The common language of engineering is de facto English. Therefore, the final report of the work is preferred to be written in English.

Any form of word processing software is allowed for writing the reports, nevertheless the use of LaTeX with Inkscape or any other vector drawing software (for block diagrams) is strongly encouraged.

Final Report

The final report has to be presented at the end of the project and a digital copy needs to be handed in and remain property of SPCL. Note that this task description is part of your report and has to be attached to your final report.


There will be a presentation (15 min presentation and 5 min Q&A) at the end of this project in order to present your results to a wider audience. The exact date will be determined towards the end of the work.


In order to complete the project successfully, the following deliverables have to be submitted at the end of the work:

  • Final report incl. presentation slides
  • Source code, test suites, and documentation for all developed software


[1] F. Zaruba, F. Schuiki, T. Hoefler, and L. Benini, “Snitch: A tiny pseudo dual-issue processor for area and energy efficient execution of floating-point intensive workloads,” IEEE Trans. Comput., pp. 1–1, 2020.

[2] F. Schuiki, F. Zaruba, T. Hoefler, and L. Benini, Stream Semantic Registers: A Lightweight RISC-V ISA Extension Achieving Full Compute Utilization in Single-Issue Cores,” IEEE Trans.
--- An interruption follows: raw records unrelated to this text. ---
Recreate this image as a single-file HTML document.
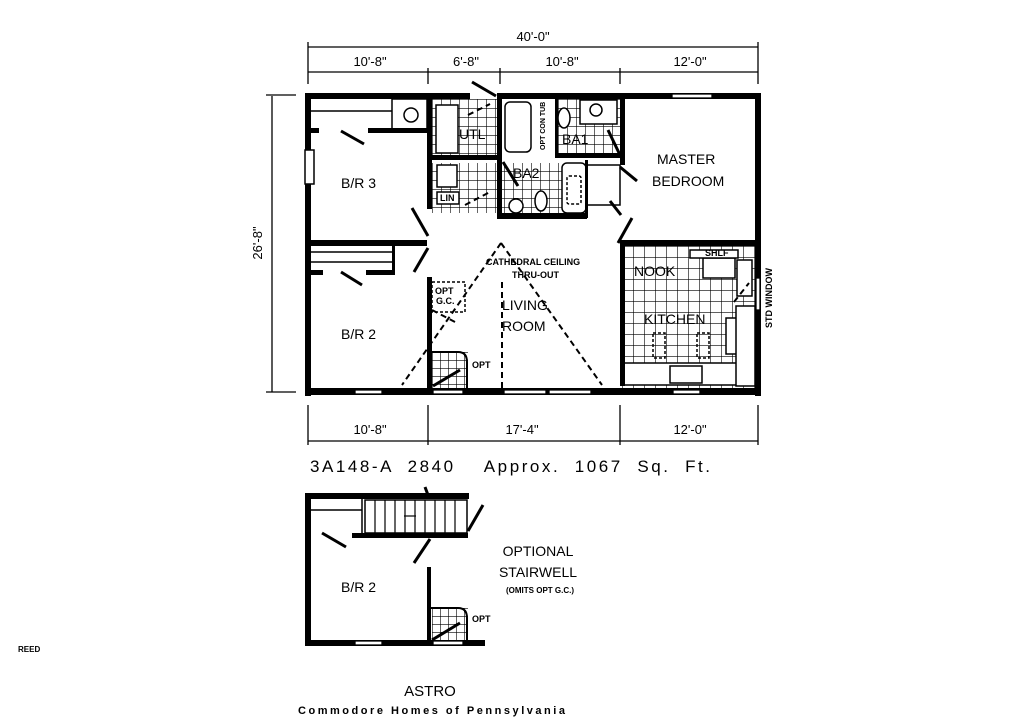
<!DOCTYPE html>
<html><head><meta charset="utf-8"><style>
html,body{margin:0;padding:0;background:#fff;}
svg{display:block;}
text{font-family:"Liberation Sans",Arial,sans-serif;fill:#000;}
</style></head><body>
<svg width="1024" height="719" viewBox="0 0 1024 719" xmlns="http://www.w3.org/2000/svg">
<defs>
<pattern id="t9" width="9" height="9" patternUnits="userSpaceOnUse"><path d="M0 0H9M0 0V9" stroke="#000" stroke-width="1.2" fill="none"/></pattern>
<pattern id="t11" width="11" height="11" patternUnits="userSpaceOnUse" x="622" y="246"><path d="M0 0H11M0 0V11" stroke="#000" stroke-width="1.2" fill="none"/></pattern>
<pattern id="t8" width="8" height="8" patternUnits="userSpaceOnUse"><path d="M0 0H8M0 0V8" stroke="#000" stroke-width="1.2" fill="none"/></pattern>
</defs>

<g stroke="#000" stroke-width="1.3" fill="none">
<line x1="308" y1="47" x2="758" y2="47"/>
<line x1="308" y1="72" x2="758" y2="72"/>
<line x1="308" y1="42" x2="308" y2="84"/>
<line x1="758" y1="42" x2="758" y2="84"/>
<line x1="428" y1="68" x2="428" y2="84"/>
<line x1="500" y1="68" x2="500" y2="84"/>
<line x1="620" y1="68" x2="620" y2="84"/>
<line x1="272" y1="96" x2="272" y2="392"/>
<line x1="266" y1="95" x2="296" y2="95"/>
<line x1="266" y1="392" x2="296" y2="392"/>
<line x1="308" y1="441" x2="758" y2="441"/>
<line x1="308" y1="405" x2="308" y2="445"/>
<line x1="428" y1="405" x2="428" y2="445"/>
<line x1="620" y1="405" x2="620" y2="445"/>
<line x1="758" y1="405" x2="758" y2="445"/>
</g>
<g font-size="13">
<text x="533" y="41" text-anchor="middle">40'-0"</text>
<text x="370" y="66" text-anchor="middle">10'-8"</text>
<text x="466" y="66" text-anchor="middle">6'-8"</text>
<text x="562" y="66" text-anchor="middle">10'-8"</text>
<text x="690" y="66" text-anchor="middle">12'-0"</text>
<text x="370" y="434" text-anchor="middle">10'-8"</text>
<text x="522" y="434" text-anchor="middle">17'-4"</text>
<text x="690" y="434" text-anchor="middle">12'-0"</text>
<text x="0" y="0" text-anchor="middle" transform="translate(262 243) rotate(-90)">26'-8"</text>
</g>
<text x="310" y="472" font-size="17" xml:space="preserve" textLength="400" lengthAdjust="spacing">3A148-A  2840    Approx.  1067  Sq.  Ft.</text>

<rect x="432" y="99" width="65" height="58" fill="url(#t9)"/>
<rect x="432" y="163" width="150" height="50" fill="url(#t9)"/>
<rect x="555" y="99" width="65" height="55" fill="url(#t9)"/>
<rect x="622" y="246" width="133" height="142" fill="url(#t11)"/>
<rect x="432" y="352" width="36" height="36" fill="url(#t8)"/>
<rect x="432" y="608" width="36" height="34" fill="url(#t8)"/>
<g fill="#fff" stroke="#000" stroke-width="1.5">
<rect x="436" y="105" width="22" height="48"/>
<rect x="505" y="102" width="26" height="50" rx="5"/>
<rect x="562" y="163" width="24" height="50" rx="5"/>
<rect x="580" y="100" width="37" height="24"/>
<circle cx="411" cy="115" r="7"/>
<circle cx="596" cy="110" r="6"/>
<circle cx="516" cy="206" r="7"/>
<ellipse cx="564" cy="118" rx="6" ry="10"/>
<ellipse cx="541" cy="201" rx="6" ry="10"/>
<rect x="437" y="165" width="20" height="22"/>
<rect x="437" y="192" width="22" height="12"/>
<rect x="703" y="258" width="32" height="20"/>
<rect x="690" y="250" width="48" height="8"/>
<rect x="622" y="363" width="133" height="22"/>
<rect x="670" y="366" width="32" height="17"/>
<rect x="726" y="318" width="14" height="36"/>
<rect x="737" y="260" width="15" height="36"/>
<rect x="736" y="306" width="19" height="80"/>
<rect x="586" y="165" width="34" height="40"/>
</g>
<g fill="none" stroke="#000" stroke-width="1.5" stroke-dasharray="3 2">
<rect x="567" y="176" width="14" height="28" rx="2"/>
<rect x="653" y="333" width="12" height="25"/>
<rect x="697" y="333" width="12" height="25"/>
<rect x="432" y="282" width="33" height="30"/>
</g>

<g fill="#000">
<rect x="305" y="93" width="165" height="6"/>
<rect x="497" y="93" width="264" height="6"/>
<rect x="305" y="93" width="6" height="303"/>
<rect x="755" y="93" width="6" height="303"/>
<rect x="305" y="388" width="456" height="7"/>
<rect x="368" y="128" width="64" height="5"/>
<rect x="311" y="128" width="8" height="5"/>
<rect x="427" y="99" width="5" height="110"/>
<rect x="427" y="155" width="70" height="5"/>
<rect x="497" y="99" width="5" height="120"/>
<rect x="497" y="213" width="90" height="6"/>
<rect x="555" y="153" width="70" height="5"/>
<rect x="555" y="99" width="3" height="58"/>
<rect x="620" y="99" width="5" height="66"/>
<rect x="585" y="160" width="3" height="58"/>
<rect x="305" y="240" width="122" height="6"/>
<rect x="366" y="270" width="28" height="5"/>
<rect x="311" y="270" width="12" height="5"/>
<rect x="392" y="246" width="3" height="29"/>
<rect x="427" y="277" width="5" height="115"/>
<rect x="620" y="240" width="141" height="6"/>
<rect x="620" y="246" width="5" height="140"/>
<rect x="305" y="150" width="9" height="34" fill="#fff" stroke="#000" stroke-width="1.5"/>
</g>
<g stroke="#000" stroke-width="1.5" fill="none">
<line x1="311" y1="111" x2="392" y2="111"/>
<line x1="311" y1="252" x2="392" y2="252"/>
<line x1="311" y1="262" x2="392" y2="262"/>
<rect x="392" y="99" width="35" height="30"/>
</g>
<g fill="#fff" stroke="#000" stroke-width="1.3">
<rect x="672" y="94" width="40" height="4"/>
<rect x="355" y="390" width="27" height="4"/>
<rect x="433" y="390" width="30" height="4"/>
<rect x="504" y="390" width="42" height="4"/>
<rect x="549" y="390" width="42" height="4"/>
<rect x="673" y="390" width="27" height="4"/>
<rect x="756" y="278" width="4" height="32"/>
</g>
<g stroke="#000" stroke-width="3" fill="none">
<line x1="472" y1="82" x2="496" y2="96"/>
<line x1="341" y1="131" x2="364" y2="144"/>
<line x1="341" y1="272" x2="362" y2="285"/>
<line x1="412" y1="208" x2="428" y2="236"/>
<line x1="414" y1="272" x2="428" y2="248"/>
<line x1="610" y1="201" x2="621" y2="215"/>
<line x1="620" y1="167" x2="637" y2="181"/>
<line x1="618" y1="243" x2="632" y2="218"/>
<line x1="608" y1="130" x2="620" y2="155"/>
<line x1="503" y1="162" x2="518" y2="186"/>
<line x1="433" y1="386" x2="460" y2="370"/>
</g>
<g stroke="#000" stroke-width="2" stroke-dasharray="6 4" fill="none">
<line x1="501" y1="243" x2="402" y2="385"/>
<line x1="501" y1="243" x2="602" y2="385"/>
<line x1="502" y1="282" x2="502" y2="388"/>
<line x1="432" y1="310" x2="455" y2="322"/>
<line x1="468" y1="115" x2="490" y2="104"/>
<line x1="465" y1="205" x2="490" y2="192"/>
<line x1="734" y1="302" x2="749" y2="283"/>
</g>
<path d="M432 352 H458 Q467 352 467 362 V388" fill="none" stroke="#000" stroke-width="2"/>

<g font-size="14">
<text x="341" y="188">B/R 3</text>
<text x="341" y="339">B/R 2</text>
<text x="459" y="139">UTL</text>
<text x="562" y="144">BA1</text>
<text x="513" y="178">BA2</text>
<text x="657" y="164">MASTER</text>
<text x="652" y="186">BEDROOM</text>
<text x="502" y="310">LIVING</text>
<text x="502" y="331">ROOM</text>
<text x="634" y="276">NOOK</text>
<text x="644" y="324">KITCHEN</text>
</g>
<g font-size="9" font-weight="bold">
<text x="486" y="265">CATHEDRAL CEILING</text>
<text x="512" y="278">THRU-OUT</text>
<text x="435" y="294">OPT</text>
<text x="436" y="304">G.C.</text>
<text x="472" y="368">OPT</text>
<text x="440" y="201">LIN</text>
<text x="705" y="256">SHLF</text>
<text x="0" y="0" transform="translate(772 328) rotate(-90)">STD WINDOW</text>
<text x="0" y="0" transform="translate(545 150) rotate(-90)" font-size="7">OPT CON TUB</text>
<text x="18" y="652" font-size="8">REED</text>
</g>

<rect x="365" y="500" width="102" height="33" fill="#fff" stroke="#000" stroke-width="1.5"/>
<g stroke="#000" stroke-width="1.2">
<line x1="375" y1="500" x2="375" y2="533"/><line x1="385" y1="500" x2="385" y2="533"/>
<line x1="395" y1="500" x2="395" y2="533"/><line x1="405" y1="500" x2="405" y2="533"/>
<line x1="415" y1="500" x2="415" y2="533"/><line x1="425" y1="500" x2="425" y2="533"/>
<line x1="435" y1="500" x2="435" y2="533"/><line x1="445" y1="500" x2="445" y2="533"/>
<line x1="455" y1="500" x2="455" y2="533"/>
<line x1="404" y1="516" x2="416" y2="516"/>
</g>
<g fill="#000">
<rect x="305" y="493" width="164" height="6"/>
<rect x="305" y="493" width="6" height="152"/>
<rect x="305" y="640" width="180" height="6"/>
<rect x="352" y="533" width="116" height="5"/>
<rect x="427" y="567" width="4" height="76"/>
</g>
<line x1="311" y1="510" x2="362" y2="510" stroke="#000" stroke-width="1.5"/>
<line x1="362" y1="499" x2="362" y2="533" stroke="#000" stroke-width="1.5"/>
<path d="M431 608 H458 Q467 608 467 618 V642" fill="none" stroke="#000" stroke-width="2"/>
<g fill="#fff" stroke="#000" stroke-width="1.3">
<rect x="355" y="641" width="27" height="4"/>
<rect x="433" y="641" width="30" height="4"/>
</g>
<g stroke="#000" stroke-width="3">
<line x1="425" y1="487" x2="428" y2="495"/>
<line x1="483" y1="505" x2="468" y2="531"/>
<line x1="430" y1="539" x2="414" y2="563"/>
<line x1="322" y1="533" x2="346" y2="547"/>
<line x1="432" y1="640" x2="460" y2="623"/>
</g>
<text x="341" y="592" font-size="14">B/R 2</text>
<text x="472" y="622" font-size="9" font-weight="bold">OPT</text>
<text x="538" y="556" font-size="14" text-anchor="middle">OPTIONAL</text>
<text x="538" y="577" font-size="14" text-anchor="middle">STAIRWELL</text>
<text x="540" y="593" font-size="8" font-weight="bold" text-anchor="middle">(OMITS OPT G.C.)</text>
<text x="430" y="696" font-size="15" text-anchor="middle">ASTRO</text>
<text x="298" y="714" font-size="11" font-weight="bold" textLength="267" lengthAdjust="spacing">Commodore Homes of Pennsylvania</text>
</svg>
</body></html>
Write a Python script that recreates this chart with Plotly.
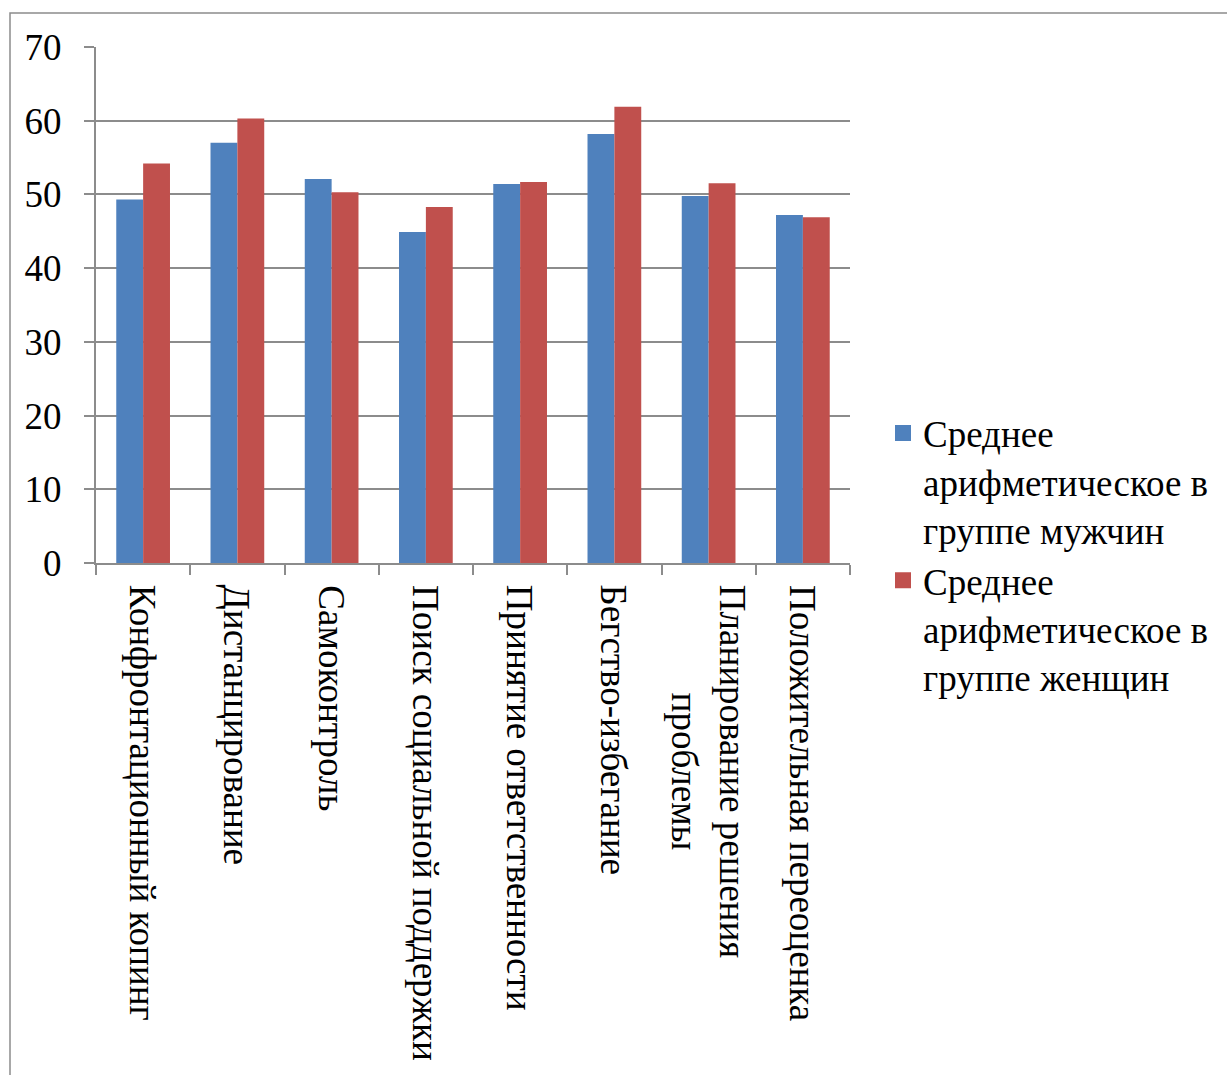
import plotly.graph_objects as go

categories = [
    "Конфронтационный копинг",
    "Дистанцирование",
    "Самоконтроль",
    "Поиск социальной поддержки",
    "Принятие ответственности",
    "Бегство-избегание",
    "Планирование решения<br>проблемы",
    "Положительная переоценка",
]
men_values = [49.3, 57.0, 52.1, 44.9, 51.4, 58.2, 49.8, 47.2]
women_values = [54.2, 60.3, 50.3, 48.3, 51.7, 61.9, 51.5, 46.9]
series_names = [
    "Среднее<br>арифметическое в<br>группе мужчин",
    "Среднее<br>арифметическое в<br>группе женщин",
]
series_colors = ["#4F81BD", "#C0504D"]
y_ticks = [0, 10, 20, 30, 40, 50, 60, 70]

FONT = "Liberation Serif"
FS = 37
GRID = "#8c8c8c"
W, H = 1227, 1075
L, R, T, B = 96, 850, 47, 563

fig = go.Figure()
for vals, name, col in zip([men_values, women_values], series_names, series_colors):
    fig.add_trace(go.Bar(x=categories, y=vals, name=name, showlegend=False,
                         marker=dict(color=col, line=dict(width=0))))
# legend keys drawn as larger squares
for name, col in zip(series_names, series_colors):
    fig.add_trace(go.Scatter(x=[None], y=[None], mode="markers", name=name,
                             marker=dict(symbol="square", size=18, color=col)))

# category labels, rotated and centred under each group
for cat in categories:
    fig.add_annotation(x=cat, y=0, xref="x", yref="y", text=cat, textangle=90,
                       showarrow=False, xanchor="center", yanchor="top",
                       align="center", yshift=-20,
                       font=dict(family=FONT, size=FS, color="black"))


def px_x(p):
    return (p - L) / (R - L)


def px_y(p):
    return (B - p) / (B - T)


# outer chart frame
fig.add_shape(type="rect", xref="paper", yref="paper",
              x0=px_x(10), x1=px_x(1260), y0=px_y(1100), y1=px_y(13),
              line=dict(color=GRID, width=1.5), fillcolor="rgba(0,0,0,0)")

fig.update_layout(
    width=W, height=H,
    margin=dict(l=L, r=W - R, t=T, b=H - B, pad=0),
    paper_bgcolor="white", plot_bgcolor="white",
    font=dict(family=FONT, size=FS, color="black"),
    barmode="group", bargap=0.43, bargroupgap=0,
    showlegend=True,
    legend=dict(x=px_x(883), y=px_y(555), xanchor="left", yanchor="middle",
                font=dict(family=FONT, size=FS, color="black"),
                tracegroupgap=0, valign="top", itemsizing="trace"),
    xaxis=dict(
        type="category", showgrid=False, showticklabels=False,
        showline=True, linecolor=GRID, linewidth=2,
        ticks="outside", tickson="boundaries", ticklen=10, tickwidth=2, tickcolor=GRID,
    ),
    yaxis=dict(
        range=[0, 70], tickvals=y_ticks, showgrid=True, gridcolor=GRID, gridwidth=2,
        showline=True, linecolor=GRID, linewidth=2, zeroline=False,
        ticks="outside", ticklen=10, tickwidth=2, tickcolor=GRID,
        tickfont=dict(family=FONT, size=FS, color="black"),
        ticklabelstandoff=15,
    ),
)

fig.write_html("out.html")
Comp., pp. 1–1, 2020.

[3] F. Zaruba, F. Schuiki, and L. Benini, “Manticore: A 4096-core RISC-v chiplet architecture for ultra-efficient floating-point computing.” 2020.

[4] T. Ben-Nun, J. de Fine Licht, A. N. Ziogas, T. Schneider, and T. Hoefler, “Stateful dataflow multigraphs: A data-centric model for performance portability on heterogeneous architectures.” 2020.

[5] L.-N. Pouchet, PolyBench/C: the Polyhedral Benchmark suite.” 2010.

[6] I. Karlin, J. Keasler, and R. Neely, “LULESH 2.0 updates and changes,” Livermore, CA, LLNL-TR-641973, 2013.

[7] P. Scheffler, F. Zaruba, F. Schuiki, T. Hoefler, and L. Benini, “Indirection stream semantic register architecture for efficient sparse-dense linear algebra.” 2020.